24 September 2009

SKorea Launches Two High-Speed Patrol Boats

24 September 2009

The ships weight 440 ton each and the maximum speed of 74km/h. (photo : Chosun)

Cutting-Edge High-Speed Patrol Boat Launched

The Navy on Thursday launched an advanced high-speed patrol boat equipped with guided missiles that is to play the key role in defending the Northern Limit Line, the de facto sea boundary between the two Koreas.

The Yoon Young-ha is named after a sailor killed in a 2002 inter-Korean naval clash near the NLL. The launch came on Thursday, the eve of the fifth anniversary of the skirmish. Lt. Col. Ahn Ji-yong, a veteran of the clash, was named captain of the new vessel.

Chief of Naval Operations Admiral Song Yung-moo presided over the launch, which was attended by Yoon Du-ho, the father of the late Lt. Col. Yoon Young-ha, veterans of sea clashes, some 150 other family members of those killed and military officers. "The NLL is well guarded thanks to the brave fight put up by the six who died,” Song said.

The missile-armed high-speech patrol boat Yoon Young-ha, named after the lieutenant colonel who died in a 2002 inter-Korean naval skirmish, is launched on Thursday, the eve of the fifth anniversary of the clash, at Youngdo Shipyard in Busan./Yonhap

The high-speed, 440-ton boat is much larger than the 130-ton Chamsuri speed boat used so far. It will be equipped with four Korean-made Haesung (sea star) ship-to-ship missiles with a range of over 150 km.

North Korea's Osa-1 missile-equipped high-speed boat has a displacement of 171 tons and is equipped with four 46 km-range Styx ship-to-ship missiles, making it the inferior of the Yoon Young-ha class in terms of both firepower and size. The new patrol boat has 76 mm-caliber guns with a range of over 20 km formerly only mounted on medium-size and large warships of more than 1,000 tons.
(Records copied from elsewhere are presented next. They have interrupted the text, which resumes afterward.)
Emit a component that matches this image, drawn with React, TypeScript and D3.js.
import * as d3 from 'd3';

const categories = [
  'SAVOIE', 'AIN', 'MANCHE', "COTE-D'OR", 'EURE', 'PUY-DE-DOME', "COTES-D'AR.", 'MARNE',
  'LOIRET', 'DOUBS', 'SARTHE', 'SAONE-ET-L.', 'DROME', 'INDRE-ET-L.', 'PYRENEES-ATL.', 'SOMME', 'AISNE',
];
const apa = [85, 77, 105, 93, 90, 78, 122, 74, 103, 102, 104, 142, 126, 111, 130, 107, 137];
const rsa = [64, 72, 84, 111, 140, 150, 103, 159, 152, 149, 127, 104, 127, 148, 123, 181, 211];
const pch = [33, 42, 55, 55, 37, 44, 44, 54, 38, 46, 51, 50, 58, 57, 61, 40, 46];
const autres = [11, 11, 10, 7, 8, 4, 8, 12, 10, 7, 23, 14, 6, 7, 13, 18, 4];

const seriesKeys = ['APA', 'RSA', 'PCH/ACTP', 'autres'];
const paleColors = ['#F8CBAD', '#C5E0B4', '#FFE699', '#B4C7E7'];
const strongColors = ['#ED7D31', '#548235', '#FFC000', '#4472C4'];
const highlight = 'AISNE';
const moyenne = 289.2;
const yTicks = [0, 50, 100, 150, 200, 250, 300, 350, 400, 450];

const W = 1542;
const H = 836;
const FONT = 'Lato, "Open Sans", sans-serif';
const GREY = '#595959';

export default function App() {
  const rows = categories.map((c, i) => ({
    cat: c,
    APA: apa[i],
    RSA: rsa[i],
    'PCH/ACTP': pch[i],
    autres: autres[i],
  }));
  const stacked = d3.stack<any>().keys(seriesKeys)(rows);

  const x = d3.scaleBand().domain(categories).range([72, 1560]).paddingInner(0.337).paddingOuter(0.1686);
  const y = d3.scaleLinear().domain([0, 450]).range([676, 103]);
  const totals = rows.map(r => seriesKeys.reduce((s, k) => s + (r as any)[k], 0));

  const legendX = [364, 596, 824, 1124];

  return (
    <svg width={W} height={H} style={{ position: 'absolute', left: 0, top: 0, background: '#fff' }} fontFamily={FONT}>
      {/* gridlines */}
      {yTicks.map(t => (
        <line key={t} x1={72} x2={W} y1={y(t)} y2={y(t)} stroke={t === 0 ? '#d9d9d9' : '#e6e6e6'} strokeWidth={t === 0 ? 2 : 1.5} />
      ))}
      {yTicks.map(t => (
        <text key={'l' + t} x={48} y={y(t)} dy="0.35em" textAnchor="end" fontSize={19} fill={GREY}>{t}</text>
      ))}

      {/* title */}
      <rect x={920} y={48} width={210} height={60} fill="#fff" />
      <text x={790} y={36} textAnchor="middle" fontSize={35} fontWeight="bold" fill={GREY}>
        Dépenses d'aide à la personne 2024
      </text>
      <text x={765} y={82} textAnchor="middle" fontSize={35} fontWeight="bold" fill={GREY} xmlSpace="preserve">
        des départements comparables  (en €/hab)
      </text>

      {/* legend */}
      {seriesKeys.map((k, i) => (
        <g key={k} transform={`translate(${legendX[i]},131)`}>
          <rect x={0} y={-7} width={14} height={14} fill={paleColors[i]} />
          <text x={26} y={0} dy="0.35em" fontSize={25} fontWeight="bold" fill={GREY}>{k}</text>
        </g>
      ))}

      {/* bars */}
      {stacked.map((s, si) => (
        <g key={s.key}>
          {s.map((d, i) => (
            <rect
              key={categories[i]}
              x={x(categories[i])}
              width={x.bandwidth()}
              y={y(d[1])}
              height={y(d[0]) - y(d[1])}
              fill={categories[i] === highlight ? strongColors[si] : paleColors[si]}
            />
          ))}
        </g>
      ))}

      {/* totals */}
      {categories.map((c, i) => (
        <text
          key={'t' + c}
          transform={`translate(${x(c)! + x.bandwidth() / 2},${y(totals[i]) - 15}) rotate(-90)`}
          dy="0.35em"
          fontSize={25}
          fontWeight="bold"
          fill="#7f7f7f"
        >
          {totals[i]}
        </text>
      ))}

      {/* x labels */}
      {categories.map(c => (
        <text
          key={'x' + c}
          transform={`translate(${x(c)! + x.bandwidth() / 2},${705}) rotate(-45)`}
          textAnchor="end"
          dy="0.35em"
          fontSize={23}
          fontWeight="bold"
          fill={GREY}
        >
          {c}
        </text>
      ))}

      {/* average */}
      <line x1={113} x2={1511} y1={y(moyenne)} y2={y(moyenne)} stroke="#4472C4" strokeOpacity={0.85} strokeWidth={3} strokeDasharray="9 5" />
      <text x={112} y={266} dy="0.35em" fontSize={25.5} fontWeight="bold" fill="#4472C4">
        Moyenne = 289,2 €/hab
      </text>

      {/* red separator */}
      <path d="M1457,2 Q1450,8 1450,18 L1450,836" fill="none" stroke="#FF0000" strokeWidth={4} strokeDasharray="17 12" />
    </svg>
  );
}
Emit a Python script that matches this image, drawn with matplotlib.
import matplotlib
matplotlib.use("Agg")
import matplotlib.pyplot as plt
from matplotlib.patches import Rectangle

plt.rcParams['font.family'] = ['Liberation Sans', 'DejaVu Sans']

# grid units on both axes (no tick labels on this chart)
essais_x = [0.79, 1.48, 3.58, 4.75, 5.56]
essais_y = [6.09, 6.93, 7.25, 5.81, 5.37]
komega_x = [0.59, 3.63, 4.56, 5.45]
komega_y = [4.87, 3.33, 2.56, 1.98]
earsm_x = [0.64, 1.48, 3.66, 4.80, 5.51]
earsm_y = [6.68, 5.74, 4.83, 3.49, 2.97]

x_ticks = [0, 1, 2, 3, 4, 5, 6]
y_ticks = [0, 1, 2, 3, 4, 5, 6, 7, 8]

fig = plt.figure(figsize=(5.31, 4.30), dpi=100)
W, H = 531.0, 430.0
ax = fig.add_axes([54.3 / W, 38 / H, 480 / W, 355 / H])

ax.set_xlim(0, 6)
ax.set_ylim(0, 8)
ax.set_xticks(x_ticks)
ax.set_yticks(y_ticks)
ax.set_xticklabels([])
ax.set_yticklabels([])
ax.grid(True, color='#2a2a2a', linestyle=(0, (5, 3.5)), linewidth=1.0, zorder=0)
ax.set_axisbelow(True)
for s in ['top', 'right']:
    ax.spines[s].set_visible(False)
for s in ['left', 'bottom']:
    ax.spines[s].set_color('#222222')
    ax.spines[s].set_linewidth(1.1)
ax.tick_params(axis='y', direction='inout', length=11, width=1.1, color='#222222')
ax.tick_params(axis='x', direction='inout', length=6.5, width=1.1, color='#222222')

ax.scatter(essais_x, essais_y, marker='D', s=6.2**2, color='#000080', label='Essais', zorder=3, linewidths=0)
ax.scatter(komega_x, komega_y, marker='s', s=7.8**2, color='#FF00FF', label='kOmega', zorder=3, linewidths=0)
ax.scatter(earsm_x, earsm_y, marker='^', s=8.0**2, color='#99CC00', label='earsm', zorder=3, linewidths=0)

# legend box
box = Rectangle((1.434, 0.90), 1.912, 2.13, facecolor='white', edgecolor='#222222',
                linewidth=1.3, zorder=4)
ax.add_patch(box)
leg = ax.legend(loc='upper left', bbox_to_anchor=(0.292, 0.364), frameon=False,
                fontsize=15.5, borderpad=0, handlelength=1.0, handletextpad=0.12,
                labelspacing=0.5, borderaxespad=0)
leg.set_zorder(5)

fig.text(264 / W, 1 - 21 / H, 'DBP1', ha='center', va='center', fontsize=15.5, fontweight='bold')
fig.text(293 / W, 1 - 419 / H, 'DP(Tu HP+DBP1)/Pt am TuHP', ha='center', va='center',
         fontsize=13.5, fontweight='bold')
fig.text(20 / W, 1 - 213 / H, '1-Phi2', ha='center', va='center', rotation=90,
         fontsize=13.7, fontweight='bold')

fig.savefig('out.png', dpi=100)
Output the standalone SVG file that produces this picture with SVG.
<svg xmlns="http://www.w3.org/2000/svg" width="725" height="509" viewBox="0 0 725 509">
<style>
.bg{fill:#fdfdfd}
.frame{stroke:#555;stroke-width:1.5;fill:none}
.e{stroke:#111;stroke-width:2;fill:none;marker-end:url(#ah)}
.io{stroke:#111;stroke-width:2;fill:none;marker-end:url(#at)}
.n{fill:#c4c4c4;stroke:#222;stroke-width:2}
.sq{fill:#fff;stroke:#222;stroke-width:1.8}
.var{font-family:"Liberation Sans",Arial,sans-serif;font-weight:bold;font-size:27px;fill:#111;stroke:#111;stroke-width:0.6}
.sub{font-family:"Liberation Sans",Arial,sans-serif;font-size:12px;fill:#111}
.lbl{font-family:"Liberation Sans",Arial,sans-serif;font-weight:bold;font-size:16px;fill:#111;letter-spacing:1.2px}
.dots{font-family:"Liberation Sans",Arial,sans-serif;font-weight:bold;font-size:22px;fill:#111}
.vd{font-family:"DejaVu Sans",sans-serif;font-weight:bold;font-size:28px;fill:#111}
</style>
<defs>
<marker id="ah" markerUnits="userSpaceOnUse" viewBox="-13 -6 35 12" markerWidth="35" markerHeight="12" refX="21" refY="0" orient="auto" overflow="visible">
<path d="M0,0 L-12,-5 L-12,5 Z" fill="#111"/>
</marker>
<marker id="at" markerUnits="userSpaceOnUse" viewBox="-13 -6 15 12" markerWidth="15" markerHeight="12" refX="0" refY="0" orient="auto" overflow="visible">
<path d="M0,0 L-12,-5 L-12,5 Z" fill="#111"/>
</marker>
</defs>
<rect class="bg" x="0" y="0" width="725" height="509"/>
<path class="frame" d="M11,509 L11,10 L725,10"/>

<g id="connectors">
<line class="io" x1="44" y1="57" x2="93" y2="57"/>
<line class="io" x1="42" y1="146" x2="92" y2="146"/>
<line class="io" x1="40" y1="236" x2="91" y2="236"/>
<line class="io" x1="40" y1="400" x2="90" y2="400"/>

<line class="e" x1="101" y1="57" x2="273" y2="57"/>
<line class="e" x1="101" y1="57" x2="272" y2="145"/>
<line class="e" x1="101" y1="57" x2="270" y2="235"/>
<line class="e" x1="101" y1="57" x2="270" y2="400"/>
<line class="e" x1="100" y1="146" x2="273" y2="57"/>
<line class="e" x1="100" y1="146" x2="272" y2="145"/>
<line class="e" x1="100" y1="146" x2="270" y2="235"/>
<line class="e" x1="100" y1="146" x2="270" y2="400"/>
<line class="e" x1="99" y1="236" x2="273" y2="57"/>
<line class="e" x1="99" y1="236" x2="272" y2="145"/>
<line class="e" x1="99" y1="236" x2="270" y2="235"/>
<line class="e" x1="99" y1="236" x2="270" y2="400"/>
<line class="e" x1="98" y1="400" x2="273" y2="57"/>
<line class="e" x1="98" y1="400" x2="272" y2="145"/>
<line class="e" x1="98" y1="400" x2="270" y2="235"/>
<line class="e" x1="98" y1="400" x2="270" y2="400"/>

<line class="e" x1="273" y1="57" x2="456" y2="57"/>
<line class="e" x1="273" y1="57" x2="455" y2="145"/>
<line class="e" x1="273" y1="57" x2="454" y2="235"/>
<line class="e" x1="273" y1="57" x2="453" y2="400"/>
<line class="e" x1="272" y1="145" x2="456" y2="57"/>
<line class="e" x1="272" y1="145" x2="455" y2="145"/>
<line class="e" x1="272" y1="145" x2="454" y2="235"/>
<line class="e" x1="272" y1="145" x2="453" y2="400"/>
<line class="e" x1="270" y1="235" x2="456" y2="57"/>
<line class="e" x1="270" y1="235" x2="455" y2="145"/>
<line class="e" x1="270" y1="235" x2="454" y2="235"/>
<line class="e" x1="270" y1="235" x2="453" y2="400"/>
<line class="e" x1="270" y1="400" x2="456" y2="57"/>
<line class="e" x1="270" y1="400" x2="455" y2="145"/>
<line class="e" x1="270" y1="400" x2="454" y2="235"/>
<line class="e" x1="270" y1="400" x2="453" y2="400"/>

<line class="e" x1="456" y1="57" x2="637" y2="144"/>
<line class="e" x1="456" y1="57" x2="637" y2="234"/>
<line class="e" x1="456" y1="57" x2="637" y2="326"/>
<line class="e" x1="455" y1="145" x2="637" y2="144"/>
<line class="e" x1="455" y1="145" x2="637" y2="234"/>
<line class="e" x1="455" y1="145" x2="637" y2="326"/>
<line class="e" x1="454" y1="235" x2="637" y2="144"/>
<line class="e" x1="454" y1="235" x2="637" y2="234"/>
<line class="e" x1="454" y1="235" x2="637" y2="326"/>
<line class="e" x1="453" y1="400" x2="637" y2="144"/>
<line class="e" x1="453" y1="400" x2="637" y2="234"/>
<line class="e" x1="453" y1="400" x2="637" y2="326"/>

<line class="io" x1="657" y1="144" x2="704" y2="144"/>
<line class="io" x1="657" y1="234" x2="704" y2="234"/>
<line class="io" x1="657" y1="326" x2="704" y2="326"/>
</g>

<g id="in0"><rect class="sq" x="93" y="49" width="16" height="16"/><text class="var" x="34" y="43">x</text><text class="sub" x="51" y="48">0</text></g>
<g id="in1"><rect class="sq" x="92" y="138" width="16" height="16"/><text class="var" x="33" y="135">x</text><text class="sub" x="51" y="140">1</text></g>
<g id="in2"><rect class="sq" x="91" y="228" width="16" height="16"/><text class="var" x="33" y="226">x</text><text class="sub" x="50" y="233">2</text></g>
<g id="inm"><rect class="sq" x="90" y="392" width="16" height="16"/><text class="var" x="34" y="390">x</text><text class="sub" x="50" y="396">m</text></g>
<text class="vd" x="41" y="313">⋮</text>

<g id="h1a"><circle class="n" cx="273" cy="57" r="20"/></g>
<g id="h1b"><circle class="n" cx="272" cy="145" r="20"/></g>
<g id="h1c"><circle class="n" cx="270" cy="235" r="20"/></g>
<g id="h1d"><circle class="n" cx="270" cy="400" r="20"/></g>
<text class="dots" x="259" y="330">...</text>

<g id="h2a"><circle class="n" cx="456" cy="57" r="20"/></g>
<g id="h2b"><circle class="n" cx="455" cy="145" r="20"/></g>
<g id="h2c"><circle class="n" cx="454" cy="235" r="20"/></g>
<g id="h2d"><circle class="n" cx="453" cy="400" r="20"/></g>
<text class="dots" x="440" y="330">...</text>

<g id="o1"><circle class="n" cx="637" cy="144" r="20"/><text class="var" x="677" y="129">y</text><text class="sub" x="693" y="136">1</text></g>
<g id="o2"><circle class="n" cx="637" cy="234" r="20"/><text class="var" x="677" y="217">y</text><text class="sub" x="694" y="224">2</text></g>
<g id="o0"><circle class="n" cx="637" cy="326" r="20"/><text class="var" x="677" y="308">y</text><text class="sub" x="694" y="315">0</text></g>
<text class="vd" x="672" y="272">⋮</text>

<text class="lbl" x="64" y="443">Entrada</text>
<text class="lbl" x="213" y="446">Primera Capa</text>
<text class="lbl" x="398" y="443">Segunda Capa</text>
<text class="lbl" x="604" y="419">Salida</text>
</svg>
Equipped with search and chase radar developed in the country for the first time, a cutting-edge command system for electronic warfare equipment, and stealth capability, the Yoon Young-ha class’ has 80 percent of the combat capability of a 3,500-ton Korean cruiser, the Navy said. The boats will go into service in the first half of next year. The Navy plans to build at least 20 of them.